One result of this relentless and deliberate insertion of private virtues into the public arena is that Americans have lost the sense of society and its importance. Democracy must accommodate a wide variety of private values of citizens; therefore its values, must in a sense, transcend those values in the interest of the society as a whole. This is not to say, for example, that we do not want personal honesty in government. It is to say that we do not require it as a condition of public office holding except in positions where it is critical, e.g. the town treasurer in the conduct of affairs related to that office. If honesty were rigorously required of politicians neither they nor this society could function for the simple reason politicians must say different things to different constituents if they are to be elected.

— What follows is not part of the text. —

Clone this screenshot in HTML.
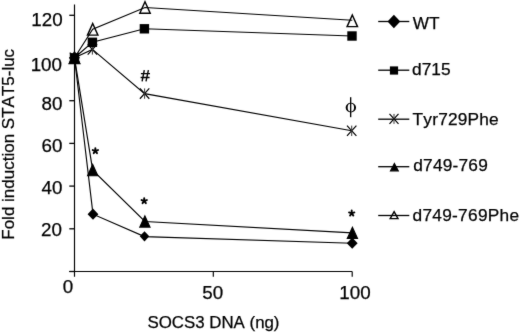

We the citizens require this as we so frequently vote our private values rather than the public values of justice and equality.
There was a time when public virtues played a much stronger role in our public affairs. During Franklin Roosevelt's administration we actively sought and voted for the public good. We believed in the public good of public education as a right for children not a privilege of the wealthy. Public education was full of experimentation as we tried to understand what stimulated young people to learn. John Dewey fought to make the student the focus of education, not the institution. He understood Jefferson's view that education was the primary job of society and should focus on helping people realize their potential. Properly understood, society's goal was to produce an increasingly competent and curious citizenry. Conservatives have turned this on its head by declaring that they know the best things for students and education should be directed at instilling those values. Contemporary conservatism is at its heart dead. It is analogous to a hurricane or tornado; next to nothing at its center, but enormously destructive to everything around it. It does not want to inquire and base knowledge on the results of honest inquiry. Neither do corporations, and this is one of the roots of agreement between conservatives and the corporate world. It should never be forgotten that ignorance is deeply rooted in Christian culture. Knowledge of good and evil was a penalty God bestowed on Adam and Eve for their misbehavior. The Christian phrase " a little child shall lead them" implies that the ignorance of innocence is a virtue. These are the kinds of homilies out of which dictatorships are fashioned. Hitler's vision for the Nazi youth movement was purity of spirit. The image of Nietzsche's young eubemensch striding the Bavarian mountaintops captured the German imagination as "family values" and sexual purity threaten to distort our own public perceptions.
In short, be wary, very wary, of translating personal virtues into public virtues.